2 Cor. 4.16 shows he does not use the term soul for the inner person, but he does distinguish outer from inner. [This is not to be confused with old self/new self language].

p. 414—he minimizes 2 Cor. 5.8 to be absent from the body and present with the Lord. He argues that 2 Cor. 5.8 is governed by ‘longing to be clothed with our heavenly dwelling’.

p. 415— He sees two differences between 2 Cor. 3.18-5.10 and 1 Cor. 15— the former emphasizes transformation in the present, and the former speaks of an inner and outer self. The language of further clothed and swallowed shows he still affirms future res.

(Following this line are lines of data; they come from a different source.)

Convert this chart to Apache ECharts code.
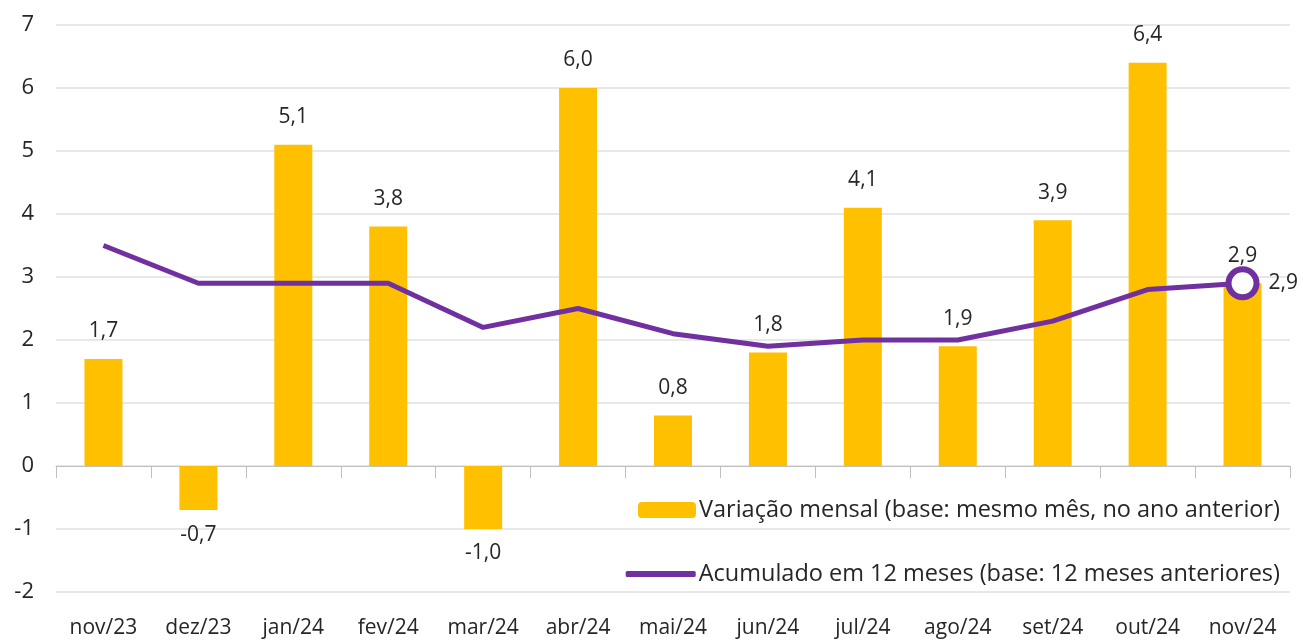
<!DOCTYPE html>
<html><head><meta charset="utf-8">
<script src="https://cdn.jsdelivr.net/npm/echarts@6/dist/echarts.min.js"></script>
<style>html,body{margin:0;padding:0;background:#fff}#c{width:1303px;height:640px}</style>
</head><body><div id="c"></div>
<script>
const categories = ['nov/23','dez/23','jan/24','fev/24','mar/24','abr/24','mai/24','jun/24','jul/24','ago/24','set/24','out/24','nov/24'];
const mensal = [1.7,-0.7,5.1,3.8,-1.0,6.0,0.8,1.8,4.1,1.9,3.9,6.4,2.9];
const acumulado = [3.5,2.9,2.9,2.9,2.2,2.5,2.1,1.9,2.0,2.0,2.3,2.8,2.9];
const yTicks = [-2,-1,0,1,2,3,4,5,6,7];
const nameMensal = 'Variação mensal (base: mesmo mês, no ano anterior)';
const nameAcum = 'Acumulado em 12 meses (base: 12 meses anteriores)';

const FONT = '"Open Sans", "Noto Sans", sans-serif';
const TXT = '#262626';
const fmt = v => v.toFixed(1).replace('.', ',');
const chart = echarts.init(document.getElementById('c'));
const last = acumulado.length - 1;
chart.setOption({
  animation: false,
  textStyle: {fontFamily: FONT},
  grid: {left: 56, right: 13, top: 25, bottom: 48},
  legend: [
    {data: [nameMensal], right: 18, top: 493, itemWidth: 58, itemHeight: 16, itemGap: 4,
     textStyle: {fontSize: 23.5, color: TXT, fontFamily: FONT, padding: [0,0,0,-2]}},
    {data: [{name: nameAcum, icon: 'roundRect'}], right: 18, top: 557, itemWidth: 70, itemHeight: 6,
     textStyle: {fontSize: 23.5, color: TXT, fontFamily: FONT, padding: [0,0,0,-2]}}
  ],
  xAxis: [
    {type: 'category', data: categories, axisLine: {onZero: true, lineStyle: {color: '#bfbfbf', width: 1}},
     axisTick: {show: true, length: 12, lineStyle: {color: '#bfbfbf'}}, axisLabel: {show: false}},
    {type: 'category', data: categories, position: 'bottom', axisLine: {show: false}, axisTick: {show: false},
     axisLabel: {fontSize: 21, color: TXT, margin: 26, fontFamily: FONT}}
  ],
  yAxis: {type: 'value', min: yTicks[0], max: yTicks[yTicks.length-1], interval: 1,
    axisLine: {show: false}, axisTick: {show: false},
    splitLine: {lineStyle: {color: '#e0e0e0', width: 1.5}},
    axisLabel: {fontSize: 22, color: TXT, margin: 22, align: 'right', fontFamily: FONT}},
  series: [
    {name: nameMensal, type: 'bar', barWidth: 38, itemStyle: {color: '#FFC000'},
     data: mensal.map(v => v < 0 ? {value: v, label: {position: 'bottom', distance: 14}} : v),
     label: {show: true, fontSize: 21, color: TXT, fontFamily: FONT, formatter: p => fmt(p.value),
       position: 'top', distance: 17},
     z: 2},
    {name: nameAcum, type: 'line', data: acumulado.map((v,i) => i === last ? {
        value: v, symbol: 'circle', symbolSize: 28,
        itemStyle: {color: '#fff', borderColor: '#7030A0', borderWidth: 6},
        label: {show: true, position: 'right', distance: 9, fontSize: 21, color: TXT, fontFamily: FONT, formatter: p => fmt(p.value)}
      } : v),
     symbol: 'none', lineStyle: {color: '#7030A0', width: 5},
     itemStyle: {color: '#7030A0'}, z: 5}
  ]
});
</script></body></html>
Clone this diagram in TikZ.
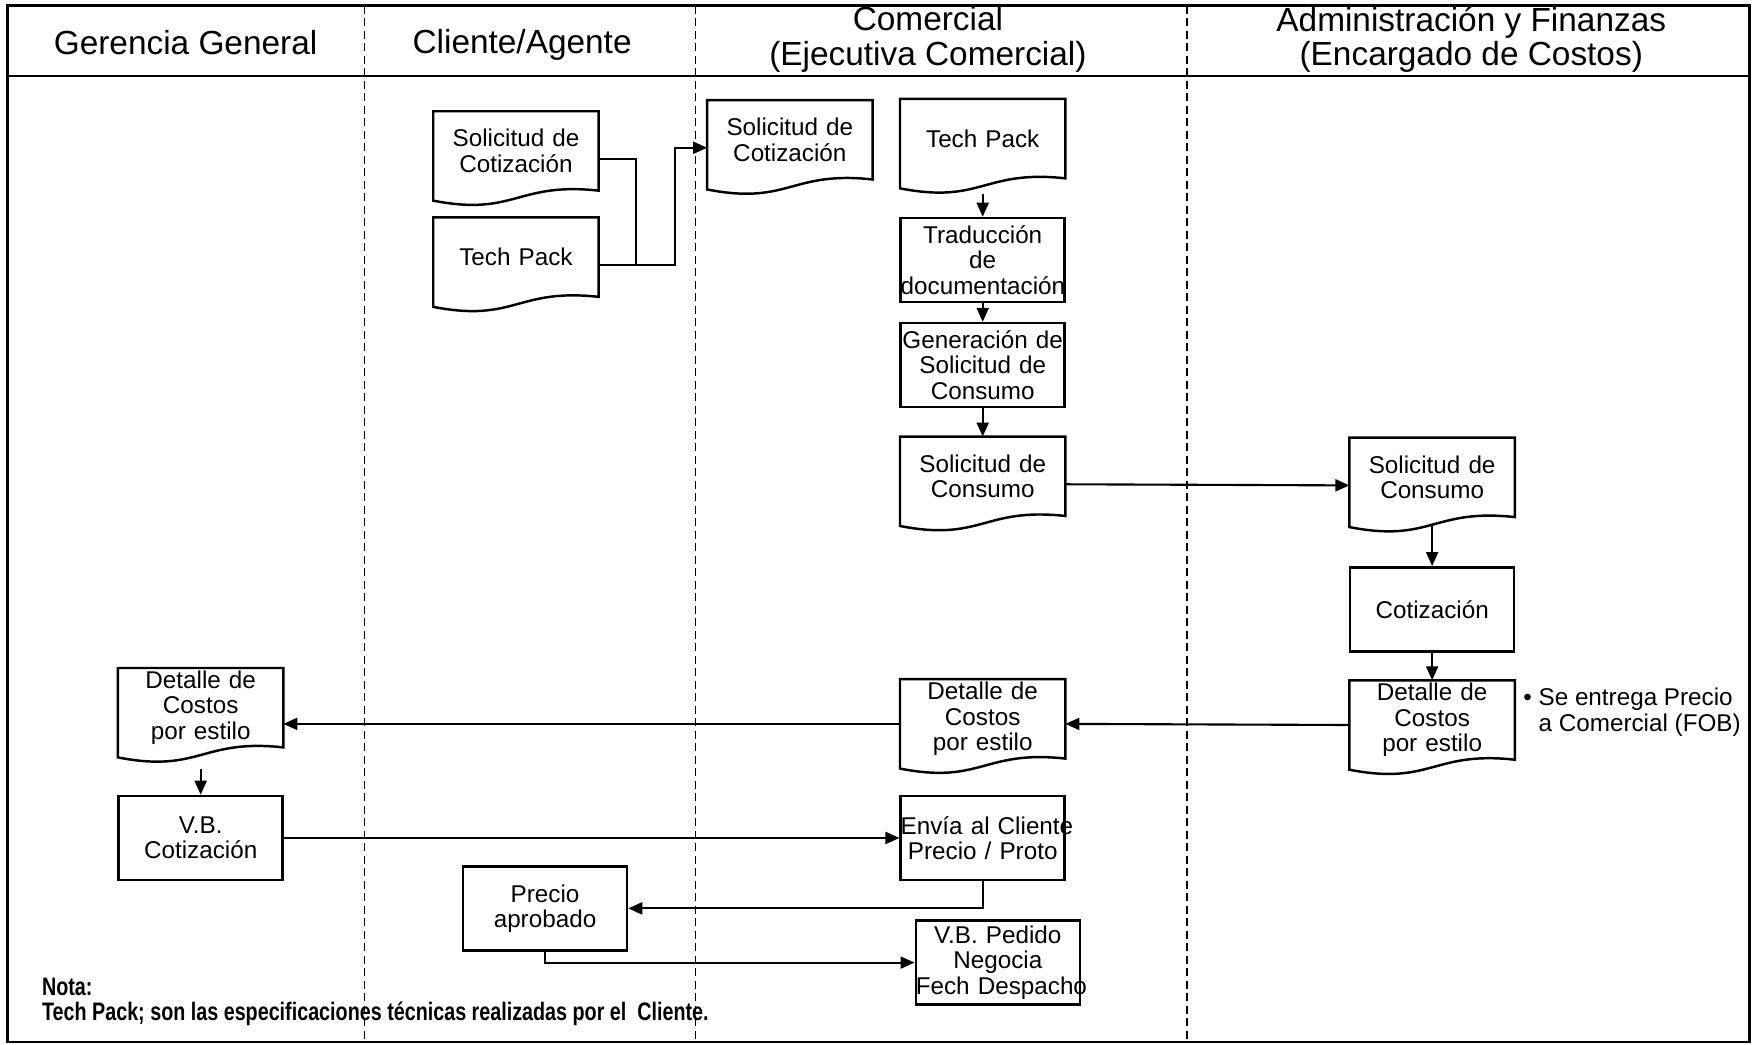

p. 416– Sanders rightly notes that in 2 Cor. Paul places himself with those who may die before the Lord returns. 2 Cor. 5.1— what happens if the tent in which we are living is destroyed? Cf. 5.8—and in 4.14 confidence in the res. which will involve Paul and his converts being brought into Christ’s presence. G. Tatum, New Chapters in the Life of Paul (CBA monograph, 2006) he places Gal. between 2 Cor. 10-13 and 2 Cor. 1-9. [This is one of the few places where Sanders actually mentions scholarship since the 1990s and NT scholarship since the 80s].

p. 419—Phil. 3.20-21 he says has language reminiscent of 1 Thess. 1.10 Christ returns from heaven, will transform the body echoes 1 Cor. 15.51-52. Subjection of all things echoes 1 Cor. 15.26-28. Body of humiliation transformed into glorious body as 1 Cor 15 says. Phil. 1.23 affirms the notion person departing from the body and going and being with Christ.

p. 420—Sanders is right that in Phil. 1.21-23 Paul is contemplating his possible death and this prompts dualistic thinking, but Paul had contemplated that before surely. In 3.10-21—he contemplates the future res.

p. 421- Sanders admits that Paul envisions the destruction of the non-believer in Phil. 3.18-19, and at Rom 9.22 he speaks vessels of wrath made for destruction and so Rom. 2.5-8. But Sanders thinks there are other passages like Rom. 11.32 where Paul envisions God saving everyone.